- [Exercise requirements]: Leave the pictures out and quote every line from the start of the listing to the line with "fill: '#000', fontFamily: FONT", inclusive.
┏━━
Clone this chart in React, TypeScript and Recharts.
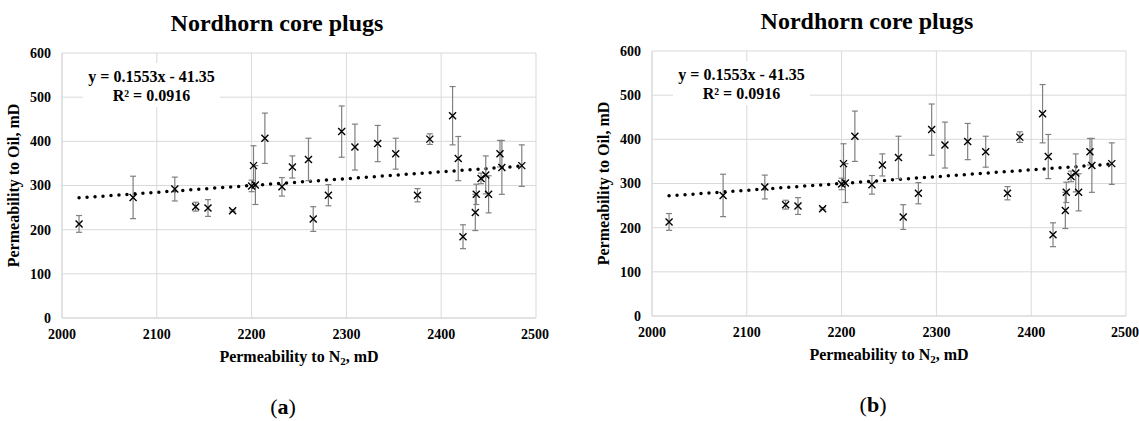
import React from 'react';
import {
  ScatterChart,
  Scatter,
  XAxis,
  YAxis,
  CartesianGrid,
  ErrorBar,
  ReferenceLine,
} from 'recharts';

// Permeability to N2 (mD) per plug
const nitrogen = [
  2018, 2075, 2119, 2141, 2154, 2180, 2200, 2202, 2204, 2214, 2232, 2243, 2260, 2265, 2281, 2295,
  2309, 2333, 2352, 2375, 2388, 2412, 2418, 2423, 2436, 2437, 2442, 2447, 2450, 2462, 2464, 2485,
];
// Permeability to oil (mD)
const oil = [
  213, 273, 292, 252, 249, 243, 299, 345, 301, 407, 297, 342, 359, 224, 278, 422,
  387, 395, 372, 278, 405, 458, 361, 184, 239, 280, 316, 324, 280, 372, 341, 345,
];
// +/- error on oil permeability
const oilErr = [
  19, 48, 27, 10, 19, 2, 13, 45, 44, 57, 21, 25, 48, 28, 24, 58,
  52, 41, 35, 15, 12, 66, 50, 27, 41, 23, 12, 43, 42, 30, 61, 47,
];

// dotted linear trendline, end points
const trendX = [2018, 2485];
const trendY = [272, 344];

const xTicks = [2000, 2100, 2200, 2300, 2400, 2500];
const yTicks = [0, 100, 200, 300, 400, 500, 600];

const points = nitrogen.map((x, i) => ({ x, y: oil[i], err: oilErr[i] }));

const FONT = '"Liberation Serif", "Times New Roman", serif';
const GRID = '#d9d9d9';

const tickStyle = { fontSize: 14, fontWeight: 700, fill: '#000', fontFamily: FONT };

function Cross(props: any) {
  const { cx, cy } = props;
  if (cx == null || cy == null) return null;
  const s = 3.5;
  return (
    <path
      d={`M${cx - s},${cy - s}L${cx + s},${cy + s}M${cx - s},${cy + s}L${cx + s},${cy - s}`}
      stroke="#000"
      strokeWidth={1.4}
      fill="none"
    />
  );
}

function XTitle(props: any) {
  const vb = props.viewBox || { x: 62, y: 318, width: 474, height: 30 };
  return (
    <text
      x={vb.x + vb.width / 2}
      y={vb.y + 44}
      textAnchor="middle"
      fontFamily={FONT}
      fontWeight={700}
      fontSize={16}
      fill="#000"
    >
      Permeability to N<tspan fontSize={11} dy={3}>2</tspan>
      <tspan dy={-3}>, mD</tspan>
    </text>
  );
}

function YTitle(props: any) {
  const vb = props.viewBox || { x: 12, y: 53, width: 50, height: 265 };
  const x = vb.x + vb.width - 49;
  const y = vb.y + vb.height / 2;
  return (
    <text
      x={x}
      y={y}
      transform={`rotate(-90 ${x} ${y})`}
      textAnchor="middle"
      dominantBaseline="central"
      fontFamily={FONT}
      fontWeight={700}
      fontSize={16}
      fill="#000"
    >
      Permeability to Oil, mD
    </text>
  );
}

function Panel({ tag, left, top }: { tag: string; left: number; top: number }) {
  return (
    <div style={{ position: 'absolute', left, top, width: 549, height: 421 }}>
      <ScatterChart width={549} height={421} margin={{ top: 53, right: 13, bottom: 73, left: 12 }}>
        <CartesianGrid stroke={GRID} />
        <XAxis
          type="number"
          dataKey="x"
          domain={[2000, 2500]}
          ticks={xTicks}
          height={30}
          tickSize={0}
          tickMargin={11}
          tickLine={false}
          axisLine={{ stroke: GRID }}
          tick={tickStyle}
          label={<XTitle />}
        />
        <YAxis
          type="number"
          dataKey="y"
          domain={[0, 600]}
          ticks={yTicks}
          width={50}
          tickSize={0}
          tickMargin={11}
          tickLine={false}
          axisLine={{ stroke: GRID }}
          tick={tickStyle}
          label={<YTitle />}
        />
        <ReferenceLine
          segment={[
            { x: trendX[0], y: trendY[0] },
            { x: trendX[1], y: trendY[1] },
          ]}
          stroke="#000"
          strokeWidth={3.5}
          strokeDasharray="0 8"
          strokeLinecap="round"
        />
        <Scatter data={points} shape={<Cross />} isAnimationActive={false}>
          <ErrorBar dataKey="err" direction="y" width={3} stroke="#808080" strokeWidth={1.2} />
        </Scatter>
      </ScatterChart>

      <div
        style={{
          position: 'absolute',
          left: 0,
          top: 11,
          width: 554,
          textAlign: 'center',
          fontFamily: FONT,
          fontWeight: 700,
          fontSize: 24,
          lineHeight: '24px',
          color: '#000',
        }}
      >
        Nordhorn core plugs
      </div>

      <div
        style={{
          position: 'absolute',
          left: 83,
          top: 63,
          width: 137,
          height: 44,
          background: '#fff',
          textAlign: 'center',
          fontFamily: FONT,
          fontWeight: 700,
          fontSize: 16,
          lineHeight: '19px',
          paddingTop: 4,
          boxSizing: 'border-box',
          color: '#000',
        }}
      >
        <div>y = 0.1553x - 41.35</div>
        <div>R² = 0.0916</div>
      </div>

      <div
        style={{
          position: 'absolute',
          left: 233,
          top: 395,
          width: 100,
          textAlign: 'center',
          fontFamily: FONT,
          fontSize: 22,
          lineHeight: '24px',
          color: '#000',
        }}
      >
        (<b>{tag}</b>)
      </div>
    </div>
  );
}

export default function App() {
  return (
    <div style={{ position: 'absolute', left: 0, top: 0, width: 1139, height: 421, background: '#fff', overflow: 'hidden' }}>
      <Panel tag="a" left={0} top={0} />
      <Panel tag="b" left={590} top={-2} />
    </div>
  );
}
┗━━
- [Task answer]:
Clone this chart in React, TypeScript and Recharts.
import React from 'react';
import {
  ScatterChart,
  Scatter,
  XAxis,
  YAxis,
  CartesianGrid,
  ErrorBar,
  ReferenceLine,
} from 'recharts';

// Permeability to N2 (mD) per plug
const nitrogen = [
  2018, 2075, 2119, 2141, 2154, 2180, 2200, 2202, 2204, 2214, 2232, 2243, 2260, 2265, 2281, 2295,
  2309, 2333, 2352, 2375, 2388, 2412, 2418, 2423, 2436, 2437, 2442, 2447, 2450, 2462, 2464, 2485,
];
// Permeability to oil (mD)
const oil = [
  213, 273, 292, 252, 249, 243, 299, 345, 301, 407, 297, 342, 359, 224, 278, 422,
  387, 395, 372, 278, 405, 458, 361, 184, 239, 280, 316, 324, 280, 372, 341, 345,
];
// +/- error on oil permeability
const oilErr = [
  19, 48, 27, 10, 19, 2, 13, 45, 44, 57, 21, 25, 48, 28, 24, 58,
  52, 41, 35, 15, 12, 66, 50, 27, 41, 23, 12, 43, 42, 30, 61, 47,
];

// dotted linear trendline, end points
const trendX = [2018, 2485];
const trendY = [272, 344];

const xTicks = [2000, 2100, 2200, 2300, 2400, 2500];
const yTicks = [0, 100, 200, 300, 400, 500, 600];

const points = nitrogen.map((x, i) => ({ x, y: oil[i], err: oilErr[i] }));

const FONT = '"Liberation Serif", "Times New Roman", serif';
const GRID = '#d9d9d9';

const tickStyle = { fontSize: 14, fontWeight: 700, fill: '#000', fontFamily: FONT };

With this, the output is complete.